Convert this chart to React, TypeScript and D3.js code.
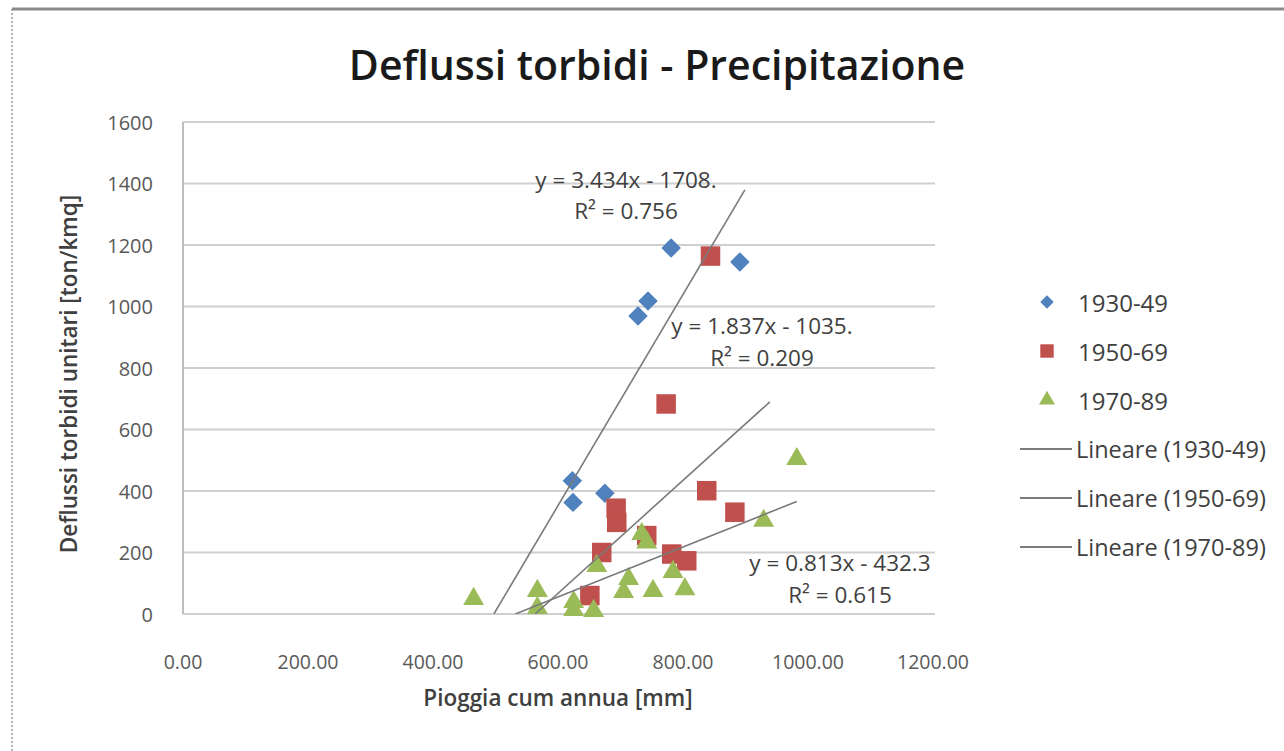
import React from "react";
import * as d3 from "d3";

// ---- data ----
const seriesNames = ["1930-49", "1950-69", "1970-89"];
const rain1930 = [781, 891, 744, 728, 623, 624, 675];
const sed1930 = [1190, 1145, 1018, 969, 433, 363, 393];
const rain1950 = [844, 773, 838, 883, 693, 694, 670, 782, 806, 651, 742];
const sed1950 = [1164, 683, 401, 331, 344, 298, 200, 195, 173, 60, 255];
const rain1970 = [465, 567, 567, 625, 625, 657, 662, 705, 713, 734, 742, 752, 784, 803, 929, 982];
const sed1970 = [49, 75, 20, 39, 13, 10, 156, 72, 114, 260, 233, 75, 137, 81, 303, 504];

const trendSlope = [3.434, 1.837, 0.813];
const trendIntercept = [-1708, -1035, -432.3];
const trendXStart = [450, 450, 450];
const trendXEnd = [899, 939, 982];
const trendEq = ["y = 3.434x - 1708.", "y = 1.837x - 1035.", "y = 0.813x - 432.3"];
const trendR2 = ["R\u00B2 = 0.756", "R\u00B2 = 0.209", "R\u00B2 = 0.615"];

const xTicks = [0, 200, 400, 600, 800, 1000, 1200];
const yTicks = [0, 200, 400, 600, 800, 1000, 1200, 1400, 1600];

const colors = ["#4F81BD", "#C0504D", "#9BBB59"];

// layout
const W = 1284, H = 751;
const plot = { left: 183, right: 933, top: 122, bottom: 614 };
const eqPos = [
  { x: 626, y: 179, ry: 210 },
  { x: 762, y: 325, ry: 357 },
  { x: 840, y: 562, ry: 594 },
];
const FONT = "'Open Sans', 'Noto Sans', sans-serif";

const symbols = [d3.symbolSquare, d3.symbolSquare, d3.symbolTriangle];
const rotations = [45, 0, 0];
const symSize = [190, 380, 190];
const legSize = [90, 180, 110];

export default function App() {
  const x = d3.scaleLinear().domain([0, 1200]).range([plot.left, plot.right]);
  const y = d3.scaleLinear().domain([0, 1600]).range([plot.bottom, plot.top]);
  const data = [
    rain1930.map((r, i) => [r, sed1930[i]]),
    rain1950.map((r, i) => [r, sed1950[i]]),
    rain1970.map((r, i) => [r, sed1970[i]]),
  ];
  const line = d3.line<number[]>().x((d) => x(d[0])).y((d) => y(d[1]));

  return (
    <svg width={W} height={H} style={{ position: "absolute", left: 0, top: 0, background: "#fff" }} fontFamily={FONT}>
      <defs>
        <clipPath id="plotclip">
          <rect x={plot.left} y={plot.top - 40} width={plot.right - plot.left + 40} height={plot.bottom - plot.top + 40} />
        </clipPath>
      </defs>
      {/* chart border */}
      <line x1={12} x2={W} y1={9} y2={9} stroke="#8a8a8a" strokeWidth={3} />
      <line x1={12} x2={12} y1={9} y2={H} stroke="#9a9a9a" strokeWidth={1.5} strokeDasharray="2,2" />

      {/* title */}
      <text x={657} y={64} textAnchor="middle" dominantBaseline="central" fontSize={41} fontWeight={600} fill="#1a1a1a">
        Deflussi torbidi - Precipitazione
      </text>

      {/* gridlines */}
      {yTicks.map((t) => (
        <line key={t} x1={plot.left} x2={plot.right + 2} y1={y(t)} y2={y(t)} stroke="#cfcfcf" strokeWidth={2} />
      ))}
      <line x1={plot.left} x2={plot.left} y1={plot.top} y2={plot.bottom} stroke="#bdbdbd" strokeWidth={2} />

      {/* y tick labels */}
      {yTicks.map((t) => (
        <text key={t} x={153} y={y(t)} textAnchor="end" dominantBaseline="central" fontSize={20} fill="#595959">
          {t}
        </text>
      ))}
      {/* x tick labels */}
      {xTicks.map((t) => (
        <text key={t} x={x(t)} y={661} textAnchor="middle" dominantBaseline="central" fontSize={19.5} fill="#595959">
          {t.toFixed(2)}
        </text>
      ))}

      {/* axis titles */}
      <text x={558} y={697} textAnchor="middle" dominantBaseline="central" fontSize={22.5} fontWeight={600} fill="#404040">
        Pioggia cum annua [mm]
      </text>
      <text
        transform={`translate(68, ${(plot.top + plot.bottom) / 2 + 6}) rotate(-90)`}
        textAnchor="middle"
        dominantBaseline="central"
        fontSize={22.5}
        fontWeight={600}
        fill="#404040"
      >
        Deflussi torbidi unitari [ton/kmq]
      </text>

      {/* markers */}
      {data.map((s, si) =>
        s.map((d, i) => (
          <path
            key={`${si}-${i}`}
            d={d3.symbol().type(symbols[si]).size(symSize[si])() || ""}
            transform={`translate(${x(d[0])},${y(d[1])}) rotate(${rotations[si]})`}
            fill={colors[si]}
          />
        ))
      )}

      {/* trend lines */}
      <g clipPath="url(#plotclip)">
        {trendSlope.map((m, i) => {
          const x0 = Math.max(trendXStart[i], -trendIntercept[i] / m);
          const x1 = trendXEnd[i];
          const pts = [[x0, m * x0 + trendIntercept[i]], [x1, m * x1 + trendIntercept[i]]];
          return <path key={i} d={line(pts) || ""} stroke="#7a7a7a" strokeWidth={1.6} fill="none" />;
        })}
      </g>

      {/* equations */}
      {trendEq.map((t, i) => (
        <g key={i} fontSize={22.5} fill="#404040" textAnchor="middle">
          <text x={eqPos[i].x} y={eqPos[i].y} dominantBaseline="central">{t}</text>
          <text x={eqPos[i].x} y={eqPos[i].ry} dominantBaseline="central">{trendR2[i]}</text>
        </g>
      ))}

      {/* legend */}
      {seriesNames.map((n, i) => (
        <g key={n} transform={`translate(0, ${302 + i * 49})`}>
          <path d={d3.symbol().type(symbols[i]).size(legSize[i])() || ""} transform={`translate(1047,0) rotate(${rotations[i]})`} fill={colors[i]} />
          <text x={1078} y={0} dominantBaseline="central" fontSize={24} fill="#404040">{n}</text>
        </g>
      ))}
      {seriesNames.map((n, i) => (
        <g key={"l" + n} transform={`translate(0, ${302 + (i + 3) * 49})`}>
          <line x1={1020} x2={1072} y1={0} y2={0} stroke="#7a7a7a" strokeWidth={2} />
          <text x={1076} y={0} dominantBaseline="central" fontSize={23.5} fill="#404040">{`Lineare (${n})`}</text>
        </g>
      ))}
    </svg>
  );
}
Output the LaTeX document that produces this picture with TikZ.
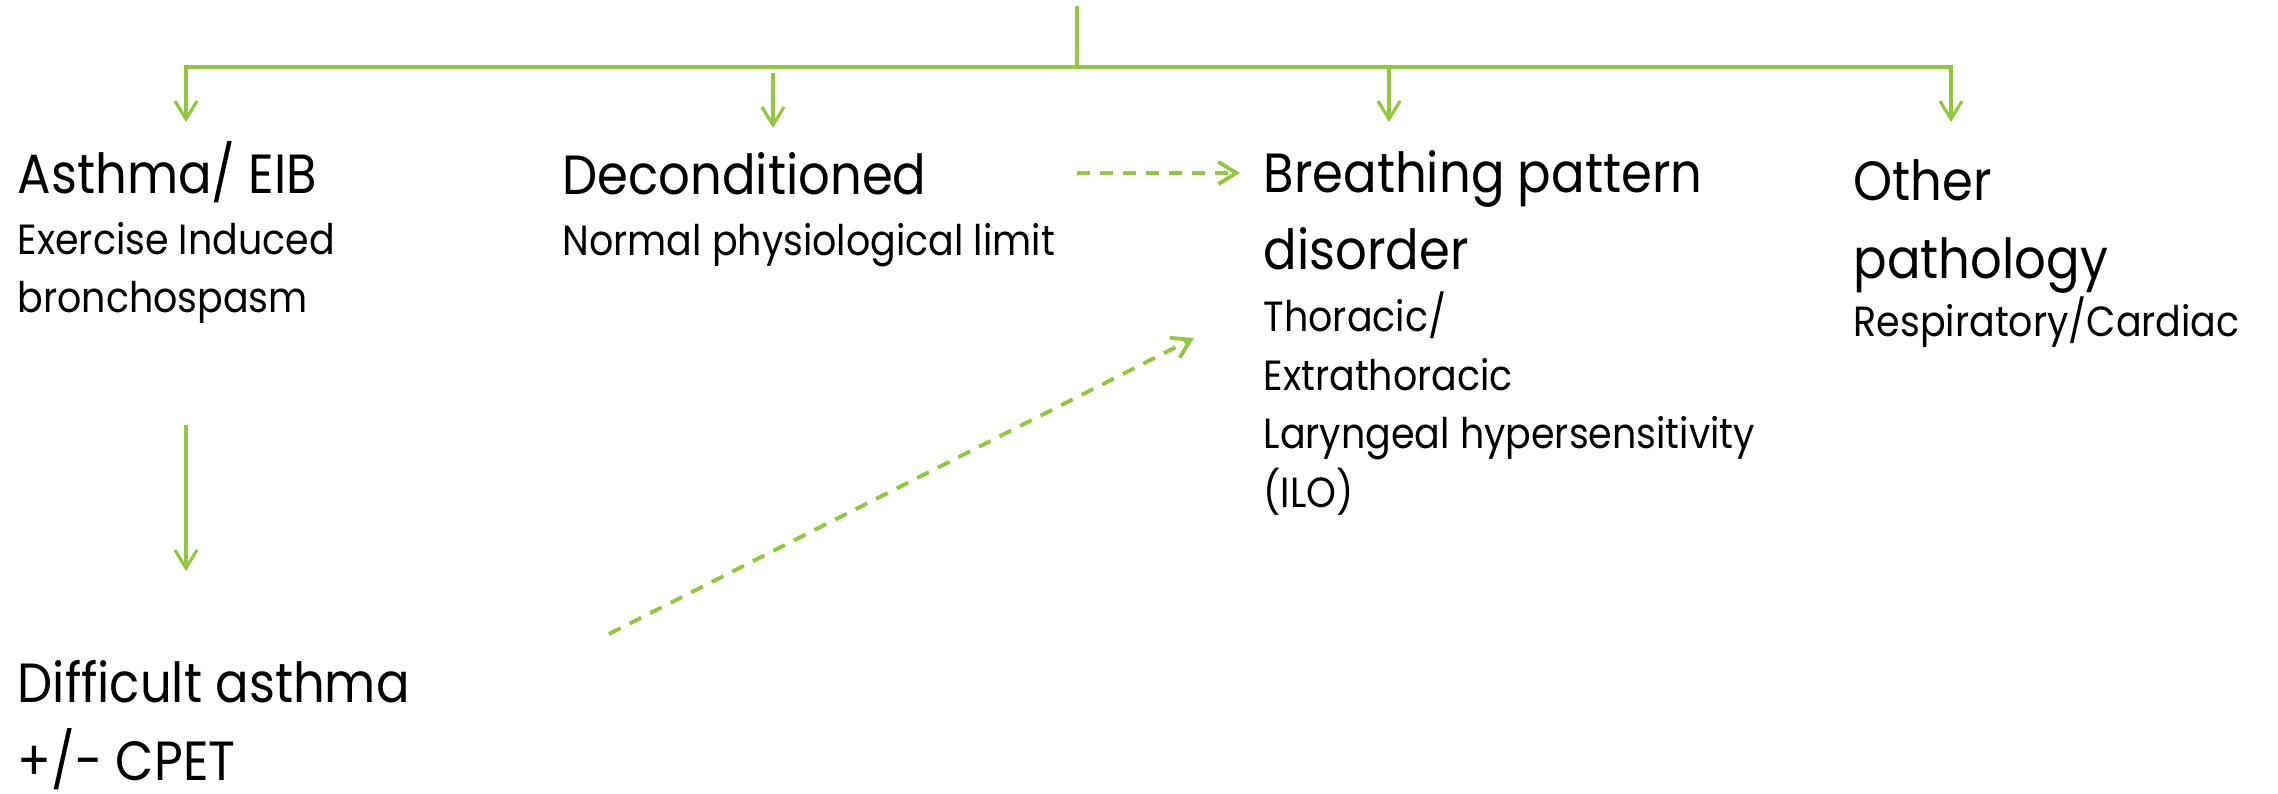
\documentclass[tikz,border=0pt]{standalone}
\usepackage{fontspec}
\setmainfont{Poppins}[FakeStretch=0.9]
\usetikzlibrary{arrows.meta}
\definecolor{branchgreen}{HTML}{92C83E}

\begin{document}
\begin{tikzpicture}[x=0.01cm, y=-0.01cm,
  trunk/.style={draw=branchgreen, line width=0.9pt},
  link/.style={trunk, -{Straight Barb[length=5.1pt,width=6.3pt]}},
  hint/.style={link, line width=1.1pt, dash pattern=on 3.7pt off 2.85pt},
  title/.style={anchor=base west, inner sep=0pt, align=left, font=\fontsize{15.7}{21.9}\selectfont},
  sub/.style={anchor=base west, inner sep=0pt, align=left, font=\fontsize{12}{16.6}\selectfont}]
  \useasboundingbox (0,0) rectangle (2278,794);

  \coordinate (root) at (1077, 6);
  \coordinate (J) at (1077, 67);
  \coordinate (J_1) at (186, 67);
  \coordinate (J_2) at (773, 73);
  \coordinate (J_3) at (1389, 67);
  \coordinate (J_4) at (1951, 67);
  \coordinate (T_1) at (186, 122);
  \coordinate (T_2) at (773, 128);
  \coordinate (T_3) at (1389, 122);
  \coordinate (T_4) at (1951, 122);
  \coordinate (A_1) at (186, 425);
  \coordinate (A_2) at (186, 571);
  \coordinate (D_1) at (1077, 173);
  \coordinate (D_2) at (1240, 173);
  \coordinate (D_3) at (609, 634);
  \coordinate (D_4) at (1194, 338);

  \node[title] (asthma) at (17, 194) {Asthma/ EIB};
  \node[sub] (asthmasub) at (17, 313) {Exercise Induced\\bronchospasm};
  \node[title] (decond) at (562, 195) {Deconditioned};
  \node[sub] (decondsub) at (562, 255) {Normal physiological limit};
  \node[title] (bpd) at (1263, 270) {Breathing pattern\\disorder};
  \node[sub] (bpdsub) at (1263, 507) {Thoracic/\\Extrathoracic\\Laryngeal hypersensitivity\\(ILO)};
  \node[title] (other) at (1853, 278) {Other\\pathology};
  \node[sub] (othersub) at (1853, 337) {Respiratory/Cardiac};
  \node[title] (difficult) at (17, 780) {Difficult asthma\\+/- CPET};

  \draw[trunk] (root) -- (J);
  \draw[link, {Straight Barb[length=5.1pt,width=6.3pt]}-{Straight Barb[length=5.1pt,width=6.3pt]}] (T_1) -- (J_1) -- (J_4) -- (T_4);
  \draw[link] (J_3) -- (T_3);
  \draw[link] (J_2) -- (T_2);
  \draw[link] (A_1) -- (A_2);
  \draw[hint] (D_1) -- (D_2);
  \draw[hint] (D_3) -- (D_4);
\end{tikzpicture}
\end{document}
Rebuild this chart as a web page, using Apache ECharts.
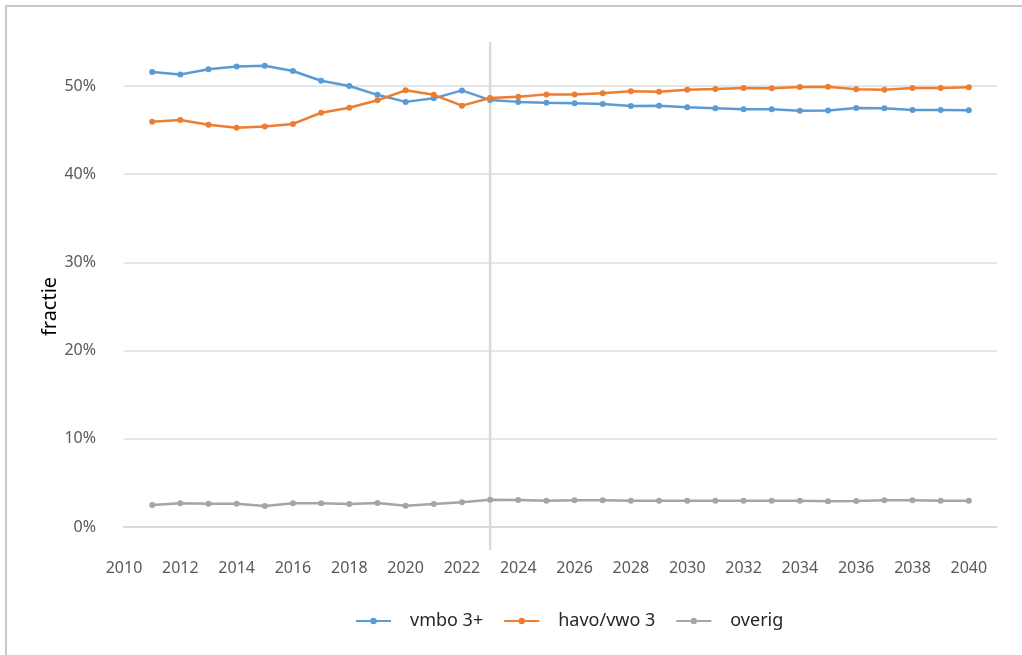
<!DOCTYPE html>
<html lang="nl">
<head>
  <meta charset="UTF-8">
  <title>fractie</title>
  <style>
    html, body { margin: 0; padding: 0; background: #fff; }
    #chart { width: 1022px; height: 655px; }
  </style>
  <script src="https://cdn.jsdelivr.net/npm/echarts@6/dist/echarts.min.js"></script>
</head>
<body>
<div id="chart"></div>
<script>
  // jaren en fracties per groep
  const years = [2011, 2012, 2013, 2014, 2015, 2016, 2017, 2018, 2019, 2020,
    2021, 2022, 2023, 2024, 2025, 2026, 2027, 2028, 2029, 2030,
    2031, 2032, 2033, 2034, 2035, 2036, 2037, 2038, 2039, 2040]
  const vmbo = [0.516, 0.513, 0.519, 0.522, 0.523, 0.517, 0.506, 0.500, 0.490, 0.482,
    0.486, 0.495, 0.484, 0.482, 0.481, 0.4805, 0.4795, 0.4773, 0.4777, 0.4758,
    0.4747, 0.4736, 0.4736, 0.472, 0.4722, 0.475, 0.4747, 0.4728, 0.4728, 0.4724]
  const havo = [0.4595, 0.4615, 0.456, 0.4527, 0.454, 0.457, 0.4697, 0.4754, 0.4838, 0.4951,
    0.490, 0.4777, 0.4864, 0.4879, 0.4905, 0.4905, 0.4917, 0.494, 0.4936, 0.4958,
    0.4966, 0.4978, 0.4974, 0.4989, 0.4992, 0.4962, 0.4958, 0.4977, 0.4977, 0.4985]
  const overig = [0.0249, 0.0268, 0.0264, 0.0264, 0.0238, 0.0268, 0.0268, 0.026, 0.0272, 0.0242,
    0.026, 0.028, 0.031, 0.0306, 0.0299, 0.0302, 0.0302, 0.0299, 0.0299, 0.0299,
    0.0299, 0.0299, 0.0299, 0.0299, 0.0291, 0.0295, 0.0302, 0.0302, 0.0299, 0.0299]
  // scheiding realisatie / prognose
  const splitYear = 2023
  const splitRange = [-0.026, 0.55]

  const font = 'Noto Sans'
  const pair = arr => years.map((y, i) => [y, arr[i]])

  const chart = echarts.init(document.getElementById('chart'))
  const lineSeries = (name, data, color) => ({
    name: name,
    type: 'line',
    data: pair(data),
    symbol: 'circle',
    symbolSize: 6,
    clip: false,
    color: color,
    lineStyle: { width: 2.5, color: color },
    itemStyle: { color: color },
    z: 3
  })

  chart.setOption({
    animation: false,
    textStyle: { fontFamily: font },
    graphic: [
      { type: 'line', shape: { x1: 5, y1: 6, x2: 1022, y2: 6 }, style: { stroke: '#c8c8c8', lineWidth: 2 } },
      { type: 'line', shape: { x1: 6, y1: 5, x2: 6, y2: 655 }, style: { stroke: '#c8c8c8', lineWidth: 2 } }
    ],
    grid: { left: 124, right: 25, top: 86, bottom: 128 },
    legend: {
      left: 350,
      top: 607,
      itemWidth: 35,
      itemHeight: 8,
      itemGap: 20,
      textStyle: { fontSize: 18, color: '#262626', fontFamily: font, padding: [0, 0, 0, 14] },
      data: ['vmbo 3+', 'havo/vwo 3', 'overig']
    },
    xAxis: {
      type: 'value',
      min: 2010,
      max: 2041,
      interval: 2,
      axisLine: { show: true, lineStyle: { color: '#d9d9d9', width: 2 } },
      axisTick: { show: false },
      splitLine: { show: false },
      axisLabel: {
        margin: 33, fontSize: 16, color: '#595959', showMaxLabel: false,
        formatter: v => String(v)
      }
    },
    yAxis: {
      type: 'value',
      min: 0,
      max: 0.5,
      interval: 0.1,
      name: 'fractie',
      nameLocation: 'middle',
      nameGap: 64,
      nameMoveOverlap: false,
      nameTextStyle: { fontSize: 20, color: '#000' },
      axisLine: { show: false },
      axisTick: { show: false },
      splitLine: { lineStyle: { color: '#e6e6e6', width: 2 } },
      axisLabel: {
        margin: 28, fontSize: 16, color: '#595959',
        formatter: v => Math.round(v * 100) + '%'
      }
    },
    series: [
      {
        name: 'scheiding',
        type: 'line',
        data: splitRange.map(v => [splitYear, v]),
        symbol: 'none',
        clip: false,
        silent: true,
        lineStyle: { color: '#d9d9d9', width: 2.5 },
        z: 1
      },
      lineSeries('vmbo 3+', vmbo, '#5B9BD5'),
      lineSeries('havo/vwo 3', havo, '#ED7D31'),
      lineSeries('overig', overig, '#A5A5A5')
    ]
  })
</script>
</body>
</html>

• Problem description: Skip every picture and return the lines above from the top through the one that contains "const line = d3.line<number[]>().x((d)".

• Response:
Convert this chart to React, TypeScript and D3.js code.
import React from "react";
import * as d3 from "d3";

// ---- data ----
const seriesNames = ["1930-49", "1950-69", "1970-89"];
const rain1930 = [781, 891, 744, 728, 623, 624, 675];
const sed1930 = [1190, 1145, 1018, 969, 433, 363, 393];
const rain1950 = [844, 773, 838, 883, 693, 694, 670, 782, 806, 651, 742];
const sed1950 = [1164, 683, 401, 331, 344, 298, 200, 195, 173, 60, 255];
const rain1970 = [465, 567, 567, 625, 625, 657, 662, 705, 713, 734, 742, 752, 784, 803, 929, 982];
const sed1970 = [49, 75, 20, 39, 13, 10, 156, 72, 114, 260, 233, 75, 137, 81, 303, 504];

const trendSlope = [3.434, 1.837, 0.813];
const trendIntercept = [-1708, -1035, -432.3];
const trendXStart = [450, 450, 450];
const trendXEnd = [899, 939, 982];
const trendEq = ["y = 3.434x - 1708.", "y = 1.837x - 1035.", "y = 0.813x - 432.3"];
const trendR2 = ["R\u00B2 = 0.756", "R\u00B2 = 0.209", "R\u00B2 = 0.615"];

const xTicks = [0, 200, 400, 600, 800, 1000, 1200];
const yTicks = [0, 200, 400, 600, 800, 1000, 1200, 1400, 1600];

const colors = ["#4F81BD", "#C0504D", "#9BBB59"];

// layout
const W = 1284, H = 751;
const plot = { left: 183, right: 933, top: 122, bottom: 614 };
const eqPos = [
  { x: 626, y: 179, ry: 210 },
  { x: 762, y: 325, ry: 357 },
  { x: 840, y: 562, ry: 594 },
];
const FONT = "'Open Sans', 'Noto Sans', sans-serif";

const symbols = [d3.symbolSquare, d3.symbolSquare, d3.symbolTriangle];
const rotations = [45, 0, 0];
const symSize = [190, 380, 190];
const legSize = [90, 180, 110];

export default function App() {
  const x = d3.scaleLinear().domain([0, 1200]).range([plot.left, plot.right]);
  const y = d3.scaleLinear().domain([0, 1600]).range([plot.bottom, plot.top]);
  const data = [
    rain1930.map((r, i) => [r, sed1930[i]]),
    rain1950.map((r, i) => [r, sed1950[i]]),
    rain1970.map((r, i) => [r, sed1970[i]]),
  ];
  const line = d3.line<number[]>().x((d) => x(d[0])).y((d) => y(d[1]));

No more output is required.